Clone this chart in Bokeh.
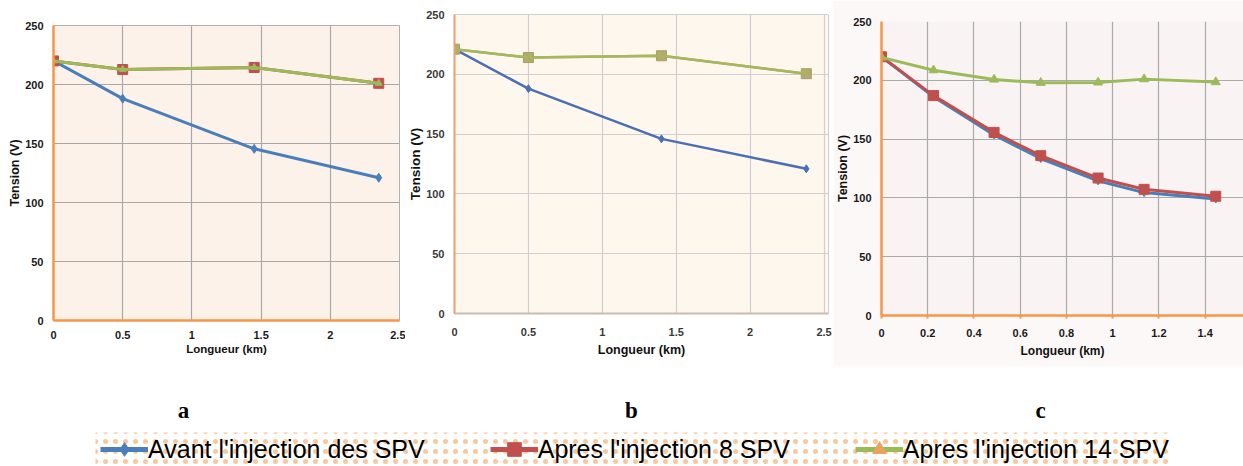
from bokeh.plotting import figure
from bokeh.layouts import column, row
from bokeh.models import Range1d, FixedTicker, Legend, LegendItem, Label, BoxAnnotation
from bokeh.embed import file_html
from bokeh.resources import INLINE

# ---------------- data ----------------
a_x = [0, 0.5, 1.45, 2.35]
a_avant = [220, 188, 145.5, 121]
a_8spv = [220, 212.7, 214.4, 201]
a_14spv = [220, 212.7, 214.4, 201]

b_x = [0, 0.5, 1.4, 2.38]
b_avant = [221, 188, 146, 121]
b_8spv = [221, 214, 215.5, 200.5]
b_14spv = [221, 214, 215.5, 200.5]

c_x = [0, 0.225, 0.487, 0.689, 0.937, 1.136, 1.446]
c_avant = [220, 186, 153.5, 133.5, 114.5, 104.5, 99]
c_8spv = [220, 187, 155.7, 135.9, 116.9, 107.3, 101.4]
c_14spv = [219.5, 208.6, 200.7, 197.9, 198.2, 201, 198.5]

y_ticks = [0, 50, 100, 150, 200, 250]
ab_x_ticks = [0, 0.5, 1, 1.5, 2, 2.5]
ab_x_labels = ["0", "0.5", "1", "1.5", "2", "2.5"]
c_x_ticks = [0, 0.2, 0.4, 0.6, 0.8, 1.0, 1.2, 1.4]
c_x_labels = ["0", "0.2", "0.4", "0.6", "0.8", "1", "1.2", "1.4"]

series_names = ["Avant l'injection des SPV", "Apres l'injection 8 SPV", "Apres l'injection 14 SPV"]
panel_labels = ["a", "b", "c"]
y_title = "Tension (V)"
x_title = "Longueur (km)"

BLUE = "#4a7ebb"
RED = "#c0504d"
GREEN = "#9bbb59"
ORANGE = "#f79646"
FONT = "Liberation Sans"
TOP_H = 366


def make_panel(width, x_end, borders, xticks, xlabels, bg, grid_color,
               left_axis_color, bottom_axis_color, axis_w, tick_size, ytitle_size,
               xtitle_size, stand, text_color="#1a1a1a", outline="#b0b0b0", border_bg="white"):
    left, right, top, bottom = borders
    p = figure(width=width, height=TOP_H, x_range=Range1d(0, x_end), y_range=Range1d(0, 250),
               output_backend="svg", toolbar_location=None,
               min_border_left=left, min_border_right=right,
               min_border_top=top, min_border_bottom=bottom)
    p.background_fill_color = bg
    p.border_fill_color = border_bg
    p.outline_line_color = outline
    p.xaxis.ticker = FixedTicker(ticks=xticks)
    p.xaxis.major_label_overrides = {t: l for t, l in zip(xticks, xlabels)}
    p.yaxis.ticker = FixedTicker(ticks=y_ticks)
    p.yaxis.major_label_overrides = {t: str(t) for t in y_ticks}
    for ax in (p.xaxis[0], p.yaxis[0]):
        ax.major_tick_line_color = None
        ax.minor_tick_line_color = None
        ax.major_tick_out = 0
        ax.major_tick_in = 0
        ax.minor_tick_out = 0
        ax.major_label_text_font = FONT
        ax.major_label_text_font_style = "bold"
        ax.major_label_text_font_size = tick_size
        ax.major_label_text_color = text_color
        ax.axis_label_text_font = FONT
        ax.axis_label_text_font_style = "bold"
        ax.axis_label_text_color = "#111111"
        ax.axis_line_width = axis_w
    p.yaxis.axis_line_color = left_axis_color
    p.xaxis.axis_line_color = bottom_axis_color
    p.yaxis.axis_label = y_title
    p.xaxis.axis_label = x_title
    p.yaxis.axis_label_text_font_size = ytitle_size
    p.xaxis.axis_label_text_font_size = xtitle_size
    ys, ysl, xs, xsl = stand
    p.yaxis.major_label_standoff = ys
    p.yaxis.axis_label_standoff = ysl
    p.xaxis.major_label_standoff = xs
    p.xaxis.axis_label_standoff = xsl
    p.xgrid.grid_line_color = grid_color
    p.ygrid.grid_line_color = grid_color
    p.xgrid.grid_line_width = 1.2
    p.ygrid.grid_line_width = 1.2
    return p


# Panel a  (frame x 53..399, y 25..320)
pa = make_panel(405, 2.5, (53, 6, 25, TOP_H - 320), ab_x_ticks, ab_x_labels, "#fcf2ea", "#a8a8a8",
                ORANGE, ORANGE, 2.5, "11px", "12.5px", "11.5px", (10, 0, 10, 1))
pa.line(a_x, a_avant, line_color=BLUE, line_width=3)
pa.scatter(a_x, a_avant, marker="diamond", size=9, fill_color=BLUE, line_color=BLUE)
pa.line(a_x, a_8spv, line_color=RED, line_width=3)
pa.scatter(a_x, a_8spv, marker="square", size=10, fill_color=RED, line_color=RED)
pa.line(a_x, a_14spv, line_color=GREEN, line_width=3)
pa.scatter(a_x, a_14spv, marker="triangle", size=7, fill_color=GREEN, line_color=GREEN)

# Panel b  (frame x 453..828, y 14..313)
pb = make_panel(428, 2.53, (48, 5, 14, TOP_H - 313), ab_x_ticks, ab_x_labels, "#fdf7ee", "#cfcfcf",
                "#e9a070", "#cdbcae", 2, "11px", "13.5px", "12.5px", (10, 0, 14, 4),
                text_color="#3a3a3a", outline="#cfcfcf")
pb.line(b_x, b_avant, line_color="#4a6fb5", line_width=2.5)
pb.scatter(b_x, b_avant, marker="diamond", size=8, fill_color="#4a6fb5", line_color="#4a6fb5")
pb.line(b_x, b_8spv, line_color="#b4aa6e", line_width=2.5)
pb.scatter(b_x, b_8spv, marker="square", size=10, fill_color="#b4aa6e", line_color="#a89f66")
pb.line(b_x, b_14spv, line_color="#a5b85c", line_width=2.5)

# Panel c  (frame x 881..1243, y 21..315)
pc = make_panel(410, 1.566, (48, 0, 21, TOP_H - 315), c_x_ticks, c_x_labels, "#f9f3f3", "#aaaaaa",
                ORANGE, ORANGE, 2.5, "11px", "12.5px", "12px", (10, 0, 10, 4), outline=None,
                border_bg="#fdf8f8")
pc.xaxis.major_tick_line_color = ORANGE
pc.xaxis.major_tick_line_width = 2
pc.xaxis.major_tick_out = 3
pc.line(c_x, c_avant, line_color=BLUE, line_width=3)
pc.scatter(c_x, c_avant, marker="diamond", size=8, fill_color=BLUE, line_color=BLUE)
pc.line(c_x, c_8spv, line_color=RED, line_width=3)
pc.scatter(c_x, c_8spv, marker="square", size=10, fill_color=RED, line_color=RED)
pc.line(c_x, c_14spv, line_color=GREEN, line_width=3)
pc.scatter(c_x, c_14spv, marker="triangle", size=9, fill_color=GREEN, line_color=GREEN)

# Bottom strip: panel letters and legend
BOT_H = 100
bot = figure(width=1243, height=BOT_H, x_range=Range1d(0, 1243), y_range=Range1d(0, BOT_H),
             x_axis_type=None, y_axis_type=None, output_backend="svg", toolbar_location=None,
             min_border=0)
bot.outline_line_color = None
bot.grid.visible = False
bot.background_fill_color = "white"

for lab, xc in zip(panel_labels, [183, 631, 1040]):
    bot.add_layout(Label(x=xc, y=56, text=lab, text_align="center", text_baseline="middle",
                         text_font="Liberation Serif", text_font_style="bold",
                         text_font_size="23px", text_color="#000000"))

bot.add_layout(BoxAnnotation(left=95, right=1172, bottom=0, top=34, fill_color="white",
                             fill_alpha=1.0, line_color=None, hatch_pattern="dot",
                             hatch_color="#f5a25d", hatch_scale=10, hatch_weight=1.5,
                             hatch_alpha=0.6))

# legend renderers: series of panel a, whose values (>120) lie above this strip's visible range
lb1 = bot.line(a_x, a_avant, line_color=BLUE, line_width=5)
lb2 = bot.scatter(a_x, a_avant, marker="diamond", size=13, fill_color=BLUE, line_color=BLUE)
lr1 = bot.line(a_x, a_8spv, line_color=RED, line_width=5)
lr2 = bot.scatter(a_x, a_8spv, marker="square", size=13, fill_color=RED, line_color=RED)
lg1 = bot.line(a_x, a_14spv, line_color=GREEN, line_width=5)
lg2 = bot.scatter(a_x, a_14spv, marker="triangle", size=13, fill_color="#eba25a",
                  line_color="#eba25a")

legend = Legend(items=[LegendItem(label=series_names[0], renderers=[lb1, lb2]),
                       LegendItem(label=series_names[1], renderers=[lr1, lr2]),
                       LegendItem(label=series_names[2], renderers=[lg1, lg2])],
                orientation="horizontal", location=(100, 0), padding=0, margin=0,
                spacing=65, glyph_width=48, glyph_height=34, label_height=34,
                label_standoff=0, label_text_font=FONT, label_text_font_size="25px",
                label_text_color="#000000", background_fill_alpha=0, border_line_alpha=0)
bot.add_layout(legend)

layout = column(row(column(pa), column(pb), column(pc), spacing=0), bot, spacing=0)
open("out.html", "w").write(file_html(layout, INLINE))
════
• Task prompt:
Skip every picture and return the lines above from the top through the one that contains "b_14spv = [221, 214, 215.5, 200.5]".

• The reply:
Clone this chart in Bokeh.
from bokeh.plotting import figure
from bokeh.layouts import column, row
from bokeh.models import Range1d, FixedTicker, Legend, LegendItem, Label, BoxAnnotation
from bokeh.embed import file_html
from bokeh.resources import INLINE

# ---------------- data ----------------
a_x = [0, 0.5, 1.45, 2.35]
a_avant = [220, 188, 145.5, 121]
a_8spv = [220, 212.7, 214.4, 201]
a_14spv = [220, 212.7, 214.4, 201]

b_x = [0, 0.5, 1.4, 2.38]
b_avant = [221, 188, 146, 121]
b_8spv = [221, 214, 215.5, 200.5]
b_14spv = [221, 214, 215.5, 200.5]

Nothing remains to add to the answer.